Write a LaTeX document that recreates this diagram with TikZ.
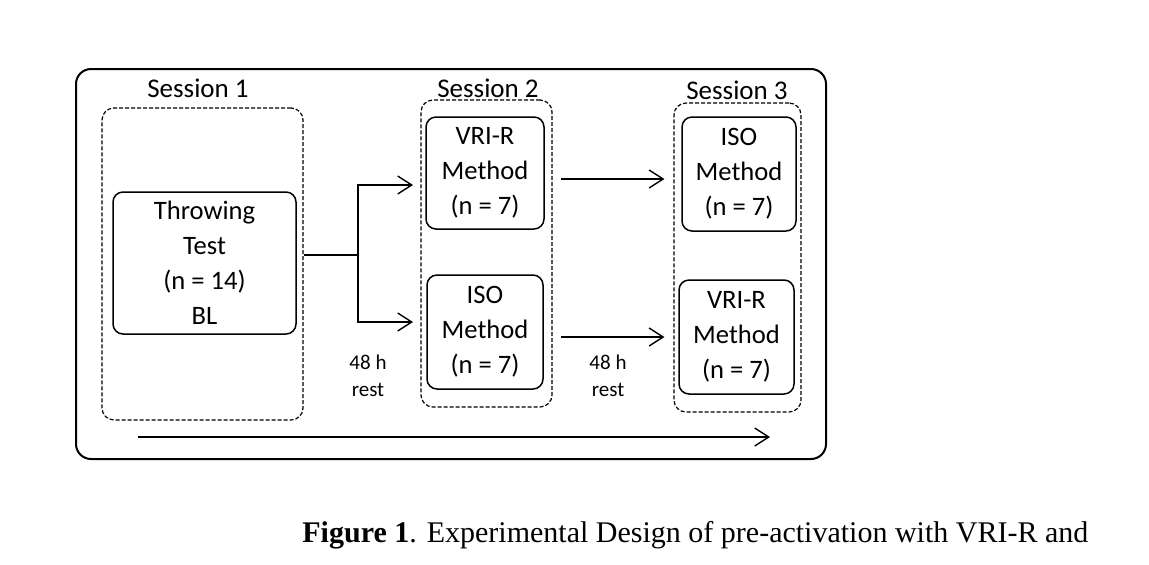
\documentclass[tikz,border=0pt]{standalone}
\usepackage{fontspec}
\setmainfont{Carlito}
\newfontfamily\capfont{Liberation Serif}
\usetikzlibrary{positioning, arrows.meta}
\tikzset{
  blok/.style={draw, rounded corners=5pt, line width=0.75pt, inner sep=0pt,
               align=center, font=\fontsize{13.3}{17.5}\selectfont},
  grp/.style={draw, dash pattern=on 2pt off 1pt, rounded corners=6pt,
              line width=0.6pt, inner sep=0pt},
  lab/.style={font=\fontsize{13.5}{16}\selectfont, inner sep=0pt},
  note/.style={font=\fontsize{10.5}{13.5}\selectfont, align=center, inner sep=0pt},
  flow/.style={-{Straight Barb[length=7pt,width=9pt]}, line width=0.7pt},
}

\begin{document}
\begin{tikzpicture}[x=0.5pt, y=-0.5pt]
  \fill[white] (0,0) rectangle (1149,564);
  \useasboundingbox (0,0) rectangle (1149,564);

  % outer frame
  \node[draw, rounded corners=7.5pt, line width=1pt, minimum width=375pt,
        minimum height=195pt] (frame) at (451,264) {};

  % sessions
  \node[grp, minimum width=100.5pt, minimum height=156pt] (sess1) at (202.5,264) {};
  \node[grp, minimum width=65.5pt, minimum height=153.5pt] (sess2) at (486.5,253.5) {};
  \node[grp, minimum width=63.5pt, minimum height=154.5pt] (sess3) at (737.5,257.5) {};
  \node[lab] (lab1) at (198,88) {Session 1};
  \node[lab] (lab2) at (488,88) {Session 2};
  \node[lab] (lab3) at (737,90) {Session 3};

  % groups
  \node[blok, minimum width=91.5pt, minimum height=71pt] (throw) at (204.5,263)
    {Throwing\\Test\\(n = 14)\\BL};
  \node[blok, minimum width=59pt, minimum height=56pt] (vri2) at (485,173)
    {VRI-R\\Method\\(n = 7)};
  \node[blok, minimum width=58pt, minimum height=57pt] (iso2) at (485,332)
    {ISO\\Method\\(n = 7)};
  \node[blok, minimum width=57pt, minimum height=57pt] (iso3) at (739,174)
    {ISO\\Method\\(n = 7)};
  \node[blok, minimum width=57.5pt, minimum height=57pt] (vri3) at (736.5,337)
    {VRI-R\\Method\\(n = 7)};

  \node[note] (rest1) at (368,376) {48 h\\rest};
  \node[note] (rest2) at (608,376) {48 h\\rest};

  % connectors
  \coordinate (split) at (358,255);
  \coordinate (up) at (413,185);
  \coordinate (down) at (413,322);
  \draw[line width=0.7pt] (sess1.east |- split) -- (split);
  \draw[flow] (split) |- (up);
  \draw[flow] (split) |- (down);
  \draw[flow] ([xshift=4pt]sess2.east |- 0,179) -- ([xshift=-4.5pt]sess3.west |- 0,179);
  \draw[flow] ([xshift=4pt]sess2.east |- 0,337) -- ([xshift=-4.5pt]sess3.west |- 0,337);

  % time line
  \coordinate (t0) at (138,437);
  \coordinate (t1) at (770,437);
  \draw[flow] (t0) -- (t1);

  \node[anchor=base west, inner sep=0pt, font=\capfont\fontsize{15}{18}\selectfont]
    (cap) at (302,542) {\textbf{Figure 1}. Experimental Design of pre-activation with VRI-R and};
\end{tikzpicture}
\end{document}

TASK INSTRUCTIONS
Please write out all the data again word for word, but not the pictures.

EXERCISE OUTPUT
Write a LaTeX document that recreates this diagram with TikZ.
\documentclass[tikz,border=0pt]{standalone}
\usepackage{fontspec}
\setmainfont{Carlito}
\newfontfamily\capfont{Liberation Serif}
\usetikzlibrary{positioning, arrows.meta}
\tikzset{
  blok/.style={draw, rounded corners=5pt, line width=0.75pt, inner sep=0pt,
               align=center, font=\fontsize{13.3}{17.5}\selectfont},
  grp/.style={draw, dash pattern=on 2pt off 1pt, rounded corners=6pt,
              line width=0.6pt, inner sep=0pt},
  lab/.style={font=\fontsize{13.5}{16}\selectfont, inner sep=0pt},
  note/.style={font=\fontsize{10.5}{13.5}\selectfont, align=center, inner sep=0pt},
  flow/.style={-{Straight Barb[length=7pt,width=9pt]}, line width=0.7pt},
}

\begin{document}
\begin{tikzpicture}[x=0.5pt, y=-0.5pt]
  \fill[white] (0,0) rectangle (1149,564);
  \useasboundingbox (0,0) rectangle (1149,564);

  % outer frame
  \node[draw, rounded corners=7.5pt, line width=1pt, minimum width=375pt,
        minimum height=195pt] (frame) at (451,264) {};

  % sessions
  \node[grp, minimum width=100.5pt, minimum height=156pt] (sess1) at (202.5,264) {};
  \node[grp, minimum width=65.5pt, minimum height=153.5pt] (sess2) at (486.5,253.5) {};
  \node[grp, minimum width=63.5pt, minimum height=154.5pt] (sess3) at (737.5,257.5) {};
  \node[lab] (lab1) at (198,88) {Session 1};
  \node[lab] (lab2) at (488,88) {Session 2};
  \node[lab] (lab3) at (737,90) {Session 3};

  % groups
  \node[blok, minimum width=91.5pt, minimum height=71pt] (throw) at (204.5,263)
    {Throwing\\Test\\(n = 14)\\BL};
  \node[blok, minimum width=59pt, minimum height=56pt] (vri2) at (485,173)
    {VRI-R\\Method\\(n = 7)};
  \node[blok, minimum width=58pt, minimum height=57pt] (iso2) at (485,332)
    {ISO\\Method\\(n = 7)};
  \node[blok, minimum width=57pt, minimum height=57pt] (iso3) at (739,174)
    {ISO\\Method\\(n = 7)};
  \node[blok, minimum width=57.5pt, minimum height=57pt] (vri3) at (736.5,337)
    {VRI-R\\Method\\(n = 7)};

  \node[note] (rest1) at (368,376) {48 h\\rest};
  \node[note] (rest2) at (608,376) {48 h\\rest};

  % connectors
  \coordinate (split) at (358,255);
  \coordinate (up) at (413,185);
  \coordinate (down) at (413,322);
  \draw[line width=0.7pt] (sess1.east |- split) -- (split);
  \draw[flow] (split) |- (up);
  \draw[flow] (split) |- (down);
  \draw[flow] ([xshift=4pt]sess2.east |- 0,179) -- ([xshift=-4.5pt]sess3.west |- 0,179);
  \draw[flow] ([xshift=4pt]sess2.east |- 0,337) -- ([xshift=-4.5pt]sess3.west |- 0,337);

  % time line
  \coordinate (t0) at (138,437);
  \coordinate (t1) at (770,437);
  \draw[flow] (t0) -- (t1);

  \node[anchor=base west, inner sep=0pt, font=\capfont\fontsize{15}{18}\selectfont]
    (cap) at (302,542) {\textbf{Figure 1}. Experimental Design of pre-activation with VRI-R and};
\end{tikzpicture}
\end{document}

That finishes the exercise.